Arriverà Ester a maturare un profondo rancore per Alice che ne resterà prigioniera, oltre i confini della sua stessa vita e dovrà attendere che la sua beneficata si riappacifichi con sé stessa, prima ancora che con lei, per poter morire definitivamente. Sembra un ossimoro; invece, è il coinvolgente finale del romanzo.
Una Lepri Diversa
L’autrice, con una prosa asciutta e coinvolgente ci riporta in un’epoca di grandi trasformazioni sociali, offrendoci una visione, a volte di sole atmosfere a volte ricca di dettagli e sfumature, di quel mondo in trasformazione in cui le automobili, come la Lancia, iniziano a sostituire le carrozze, simbolo di un’epoca che sta scomparendo. Il romanzo non si limita a raccontare una storia, ma spinge a interrogarci sul significato di solidarietà, emancipazione e giustizia sociale, temi che si ripropongono largamente irrisolti ancora oggi. La storia di Alice ed Ester ci ricorda che il progresso, individuale e collettivo, richiede un impegno costante e una profonda comprensione delle complessità dell’individuo e della società.

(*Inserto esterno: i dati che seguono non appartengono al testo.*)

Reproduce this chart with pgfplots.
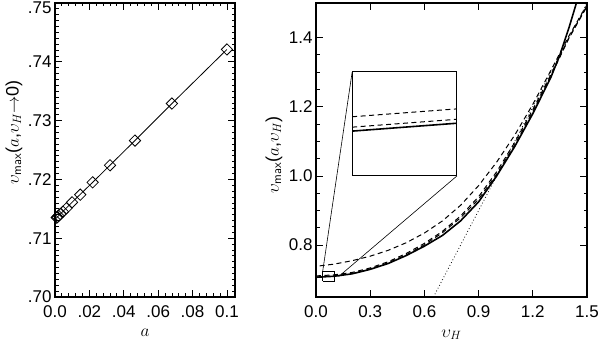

Credo sia il romanzo più maturo di quelli finora pubblicati da Roberta Lepri, che si confronta con le proprie radici, come altre volte, ma con una consapevolezza più profonda. Diversamente da molti dei precedenti romanzi rinuncia al colpo di scena spiazzante, alla tensione del “cosa accadrà”, al romanzo da leggere tutto d’un fiato per vedere come va a finire.
Rinuncia a favore di una scrittura senza soprassalti, ma vibrante nell’alternarsi dei flussi di coscienza delle due protagoniste e di momenti significativi delle loro quotidianità. Nel caso di Ester: la punizione violenta inflittagli dal padre, il sapore della prima marmellata, la scoperta della bellezza, il fascino avviluppante dell’apprendere, la rivelazione dell’erotismo. Rivelazione in due situazioni opposte: il primo rapporto sessuale in bilico tra violenza e curiosità, la scoperta progressiva del piacere femminile in un erotismo coniugale sempre più completo e appagante. Unica consolazione in una vita spesso senza altra gratificazione.